Reproduce the records below in full and exactly, without their images.
Input material start
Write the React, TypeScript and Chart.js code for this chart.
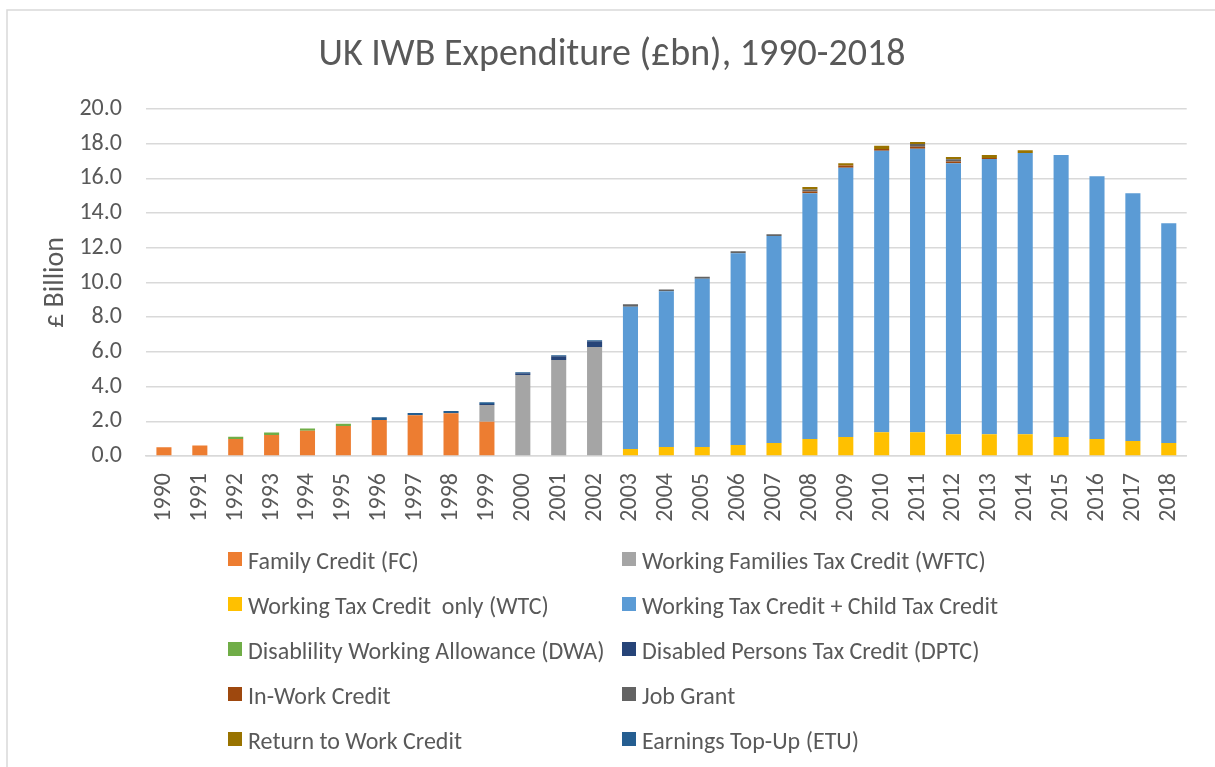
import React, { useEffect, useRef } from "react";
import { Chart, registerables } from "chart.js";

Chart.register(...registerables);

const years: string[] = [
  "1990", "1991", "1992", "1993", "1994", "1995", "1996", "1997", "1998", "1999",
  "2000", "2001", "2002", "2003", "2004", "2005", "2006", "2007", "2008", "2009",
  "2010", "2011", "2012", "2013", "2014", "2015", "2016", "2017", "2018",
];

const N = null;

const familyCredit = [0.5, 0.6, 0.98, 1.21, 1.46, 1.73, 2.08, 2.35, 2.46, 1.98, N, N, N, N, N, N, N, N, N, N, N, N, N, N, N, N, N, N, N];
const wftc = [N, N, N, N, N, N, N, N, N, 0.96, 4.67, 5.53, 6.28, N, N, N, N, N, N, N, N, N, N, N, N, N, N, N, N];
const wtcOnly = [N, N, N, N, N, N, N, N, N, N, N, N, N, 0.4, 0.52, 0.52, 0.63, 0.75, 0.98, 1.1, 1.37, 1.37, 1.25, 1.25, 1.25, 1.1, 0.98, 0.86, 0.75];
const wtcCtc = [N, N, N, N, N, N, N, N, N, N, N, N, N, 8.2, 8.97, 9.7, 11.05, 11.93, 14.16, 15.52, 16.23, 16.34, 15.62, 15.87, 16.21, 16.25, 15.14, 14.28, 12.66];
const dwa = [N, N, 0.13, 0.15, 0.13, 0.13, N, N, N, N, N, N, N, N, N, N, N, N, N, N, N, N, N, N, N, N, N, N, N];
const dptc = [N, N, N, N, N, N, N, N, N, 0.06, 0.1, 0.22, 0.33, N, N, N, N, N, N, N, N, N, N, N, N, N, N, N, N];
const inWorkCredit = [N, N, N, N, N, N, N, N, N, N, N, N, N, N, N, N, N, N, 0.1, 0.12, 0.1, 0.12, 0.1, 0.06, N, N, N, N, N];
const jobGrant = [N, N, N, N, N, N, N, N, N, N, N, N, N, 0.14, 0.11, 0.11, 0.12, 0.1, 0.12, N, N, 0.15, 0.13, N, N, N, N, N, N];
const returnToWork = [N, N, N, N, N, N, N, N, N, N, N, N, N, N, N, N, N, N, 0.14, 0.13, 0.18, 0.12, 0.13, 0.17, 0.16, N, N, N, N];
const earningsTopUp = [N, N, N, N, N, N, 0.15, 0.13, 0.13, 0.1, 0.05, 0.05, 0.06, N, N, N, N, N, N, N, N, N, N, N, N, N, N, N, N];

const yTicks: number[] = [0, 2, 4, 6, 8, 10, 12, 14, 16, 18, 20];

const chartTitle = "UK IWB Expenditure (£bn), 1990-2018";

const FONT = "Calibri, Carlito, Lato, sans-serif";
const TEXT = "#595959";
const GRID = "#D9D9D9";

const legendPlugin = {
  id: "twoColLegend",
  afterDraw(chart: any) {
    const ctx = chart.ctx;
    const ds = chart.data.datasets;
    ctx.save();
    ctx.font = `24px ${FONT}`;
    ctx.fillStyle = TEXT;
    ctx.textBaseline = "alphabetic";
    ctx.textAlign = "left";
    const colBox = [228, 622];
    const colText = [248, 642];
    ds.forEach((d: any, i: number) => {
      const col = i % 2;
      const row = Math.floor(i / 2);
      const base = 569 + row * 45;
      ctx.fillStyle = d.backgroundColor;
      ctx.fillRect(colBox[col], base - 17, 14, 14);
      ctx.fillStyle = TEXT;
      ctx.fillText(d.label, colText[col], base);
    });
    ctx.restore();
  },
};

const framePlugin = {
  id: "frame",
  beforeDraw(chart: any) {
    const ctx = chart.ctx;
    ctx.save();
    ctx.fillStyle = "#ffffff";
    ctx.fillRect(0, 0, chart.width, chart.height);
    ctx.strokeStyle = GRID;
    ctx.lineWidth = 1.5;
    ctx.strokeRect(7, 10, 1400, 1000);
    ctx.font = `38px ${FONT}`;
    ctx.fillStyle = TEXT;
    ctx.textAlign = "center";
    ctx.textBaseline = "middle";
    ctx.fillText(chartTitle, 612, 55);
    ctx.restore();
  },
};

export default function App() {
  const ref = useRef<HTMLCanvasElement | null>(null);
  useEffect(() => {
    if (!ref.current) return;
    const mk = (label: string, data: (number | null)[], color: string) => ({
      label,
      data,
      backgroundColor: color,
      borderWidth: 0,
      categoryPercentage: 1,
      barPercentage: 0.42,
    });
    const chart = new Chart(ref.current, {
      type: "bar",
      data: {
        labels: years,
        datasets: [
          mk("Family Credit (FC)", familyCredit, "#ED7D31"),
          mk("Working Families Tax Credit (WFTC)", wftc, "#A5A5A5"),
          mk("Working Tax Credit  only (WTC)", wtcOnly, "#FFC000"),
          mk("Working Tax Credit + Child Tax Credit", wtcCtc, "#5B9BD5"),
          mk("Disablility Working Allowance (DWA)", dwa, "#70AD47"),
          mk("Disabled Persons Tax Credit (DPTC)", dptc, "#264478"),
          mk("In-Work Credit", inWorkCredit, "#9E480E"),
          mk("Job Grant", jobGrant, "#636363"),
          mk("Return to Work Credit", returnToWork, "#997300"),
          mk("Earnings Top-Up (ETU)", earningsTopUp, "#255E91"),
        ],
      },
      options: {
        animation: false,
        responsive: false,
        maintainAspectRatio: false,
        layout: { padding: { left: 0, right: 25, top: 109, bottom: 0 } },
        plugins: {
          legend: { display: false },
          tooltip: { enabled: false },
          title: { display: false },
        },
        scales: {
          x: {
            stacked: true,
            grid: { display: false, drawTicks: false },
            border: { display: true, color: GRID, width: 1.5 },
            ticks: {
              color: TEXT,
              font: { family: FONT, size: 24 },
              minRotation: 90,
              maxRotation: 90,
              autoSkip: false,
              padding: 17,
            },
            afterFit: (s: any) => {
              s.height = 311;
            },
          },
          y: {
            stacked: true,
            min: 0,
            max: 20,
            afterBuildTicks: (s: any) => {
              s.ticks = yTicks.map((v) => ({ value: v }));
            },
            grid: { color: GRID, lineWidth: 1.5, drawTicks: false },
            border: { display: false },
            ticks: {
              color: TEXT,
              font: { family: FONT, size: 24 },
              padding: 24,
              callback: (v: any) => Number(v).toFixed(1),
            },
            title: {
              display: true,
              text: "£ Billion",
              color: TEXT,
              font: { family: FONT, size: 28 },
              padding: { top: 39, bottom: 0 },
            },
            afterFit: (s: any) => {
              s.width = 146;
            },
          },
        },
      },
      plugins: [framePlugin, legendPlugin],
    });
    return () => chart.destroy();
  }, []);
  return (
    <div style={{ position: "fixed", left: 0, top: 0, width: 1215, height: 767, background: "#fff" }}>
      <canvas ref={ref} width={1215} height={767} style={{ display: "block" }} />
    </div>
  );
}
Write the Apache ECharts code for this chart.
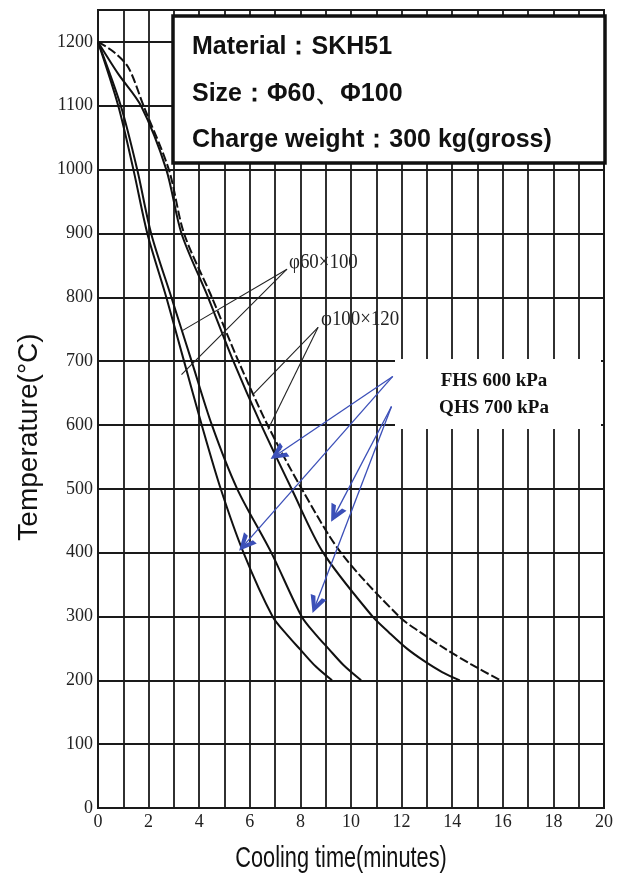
Input material end
Response to the task>
Write the React, TypeScript and Chart.js code for this chart.
import React, { useEffect, useRef } from "react";
import { Chart, registerables } from "chart.js";

Chart.register(...registerables);

const years: string[] = [
  "1990", "1991", "1992", "1993", "1994", "1995", "1996", "1997", "1998", "1999",
  "2000", "2001", "2002", "2003", "2004", "2005", "2006", "2007", "2008", "2009",
  "2010", "2011", "2012", "2013", "2014", "2015", "2016", "2017", "2018",
];

const N = null;

const familyCredit = [0.5, 0.6, 0.98, 1.21, 1.46, 1.73, 2.08, 2.35, 2.46, 1.98, N, N, N, N, N, N, N, N, N, N, N, N, N, N, N, N, N, N, N];
const wftc = [N, N, N, N, N, N, N, N, N, 0.96, 4.67, 5.53, 6.28, N, N, N, N, N, N, N, N, N, N, N, N, N, N, N, N];
const wtcOnly = [N, N, N, N, N, N, N, N, N, N, N, N, N, 0.4, 0.52, 0.52, 0.63, 0.75, 0.98, 1.1, 1.37, 1.37, 1.25, 1.25, 1.25, 1.1, 0.98, 0.86, 0.75];
const wtcCtc = [N, N, N, N, N, N, N, N, N, N, N, N, N, 8.2, 8.97, 9.7, 11.05, 11.93, 14.16, 15.52, 16.23, 16.34, 15.62, 15.87, 16.21, 16.25, 15.14, 14.28, 12.66];
const dwa = [N, N, 0.13, 0.15, 0.13, 0.13, N, N, N, N, N, N, N, N, N, N, N, N, N, N, N, N, N, N, N, N, N, N, N];
const dptc = [N, N, N, N, N, N, N, N, N, 0.06, 0.1, 0.22, 0.33, N, N, N, N, N, N, N, N, N, N, N, N, N, N, N, N];
const inWorkCredit = [N, N, N, N, N, N, N, N, N, N, N, N, N, N, N, N, N, N, 0.1, 0.12, 0.1, 0.12, 0.1, 0.06, N, N, N, N, N];
const jobGrant = [N, N, N, N, N, N, N, N, N, N, N, N, N, 0.14, 0.11, 0.11, 0.12, 0.1, 0.12, N, N, 0.15, 0.13, N, N, N, N, N, N];
const returnToWork = [N, N, N, N, N, N, N, N, N, N, N, N, N, N, N, N, N, N, 0.14, 0.13, 0.18, 0.12, 0.13, 0.17, 0.16, N, N, N, N];
const earningsTopUp = [N, N, N, N, N, N, 0.15, 0.13, 0.13, 0.1, 0.05, 0.05, 0.06, N, N, N, N, N, N, N, N, N, N, N, N, N, N, N, N];

const yTicks: number[] = [0, 2, 4, 6, 8, 10, 12, 14, 16, 18, 20];

const chartTitle = "UK IWB Expenditure (£bn), 1990-2018";

const FONT = "Calibri, Carlito, Lato, sans-serif";
const TEXT = "#595959";
const GRID = "#D9D9D9";

const legendPlugin = {
  id: "twoColLegend",
  afterDraw(chart: any) {
    const ctx = chart.ctx;
    const ds = chart.data.datasets;
    ctx.save();
    ctx.font = `24px ${FONT}`;
    ctx.fillStyle = TEXT;
    ctx.textBaseline = "alphabetic";
    ctx.textAlign = "left";
    const colBox = [228, 622];
    const colText = [248, 642];
    ds.forEach((d: any, i: number) => {
      const col = i % 2;
      const row = Math.floor(i / 2);
      const base = 569 + row * 45;
      ctx.fillStyle = d.backgroundColor;
      ctx.fillRect(colBox[col], base - 17, 14, 14);
      ctx.fillStyle = TEXT;
      ctx.fillText(d.label, colText[col], base);
    });
    ctx.restore();
  },
};

const framePlugin = {
  id: "frame",
  beforeDraw(chart: any) {
    const ctx = chart.ctx;
    ctx.save();
    ctx.fillStyle = "#ffffff";
    ctx.fillRect(0, 0, chart.width, chart.height);
    ctx.strokeStyle = GRID;
    ctx.lineWidth = 1.5;
    ctx.strokeRect(7, 10, 1400, 1000);
    ctx.font = `38px ${FONT}`;
    ctx.fillStyle = TEXT;
    ctx.textAlign = "center";
    ctx.textBaseline = "middle";
    ctx.fillText(chartTitle, 612, 55);
    ctx.restore();
  },
};

export default function App() {
  const ref = useRef<HTMLCanvasElement | null>(null);
  useEffect(() => {
    if (!ref.current) return;
    const mk = (label: string, data: (number | null)[], color: string) => ({
      label,
      data,
      backgroundColor: color,
      borderWidth: 0,
      categoryPercentage: 1,
      barPercentage: 0.42,
    });
    const chart = new Chart(ref.current, {
      type: "bar",
      data: {
        labels: years,
        datasets: [
          mk("Family Credit (FC)", familyCredit, "#ED7D31"),
          mk("Working Families Tax Credit (WFTC)", wftc, "#A5A5A5"),
          mk("Working Tax Credit  only (WTC)", wtcOnly, "#FFC000"),
          mk("Working Tax Credit + Child Tax Credit", wtcCtc, "#5B9BD5"),
          mk("Disablility Working Allowance (DWA)", dwa, "#70AD47"),
          mk("Disabled Persons Tax Credit (DPTC)", dptc, "#264478"),
          mk("In-Work Credit", inWorkCredit, "#9E480E"),
          mk("Job Grant", jobGrant, "#636363"),
          mk("Return to Work Credit", returnToWork, "#997300"),
          mk("Earnings Top-Up (ETU)", earningsTopUp, "#255E91"),
        ],
      },
      options: {
        animation: false,
        responsive: false,
        maintainAspectRatio: false,
        layout: { padding: { left: 0, right: 25, top: 109, bottom: 0 } },
        plugins: {
          legend: { display: false },
          tooltip: { enabled: false },
          title: { display: false },
        },
        scales: {
          x: {
            stacked: true,
            grid: { display: false, drawTicks: false },
            border: { display: true, color: GRID, width: 1.5 },
            ticks: {
              color: TEXT,
              font: { family: FONT, size: 24 },
              minRotation: 90,
              maxRotation: 90,
              autoSkip: false,
              padding: 17,
            },
            afterFit: (s: any) => {
              s.height = 311;
            },
          },
          y: {
            stacked: true,
            min: 0,
            max: 20,
            afterBuildTicks: (s: any) => {
              s.ticks = yTicks.map((v) => ({ value: v }));
            },
            grid: { color: GRID, lineWidth: 1.5, drawTicks: false },
            border: { display: false },
            ticks: {
              color: TEXT,
              font: { family: FONT, size: 24 },
              padding: 24,
              callback: (v: any) => Number(v).toFixed(1),
            },
            title: {
              display: true,
              text: "£ Billion",
              color: TEXT,
              font: { family: FONT, size: 28 },
              padding: { top: 39, bottom: 0 },
            },
            afterFit: (s: any) => {
              s.width = 146;
            },
          },
        },
      },
      plugins: [framePlugin, legendPlugin],
    });
    return () => chart.destroy();
  }, []);
  return (
    <div style={{ position: "fixed", left: 0, top: 0, width: 1215, height: 767, background: "#fff" }}>
      <canvas ref={ref} width={1215} height={767} style={{ display: "block" }} />
    </div>
  );
}
Write the Apache ECharts code for this chart.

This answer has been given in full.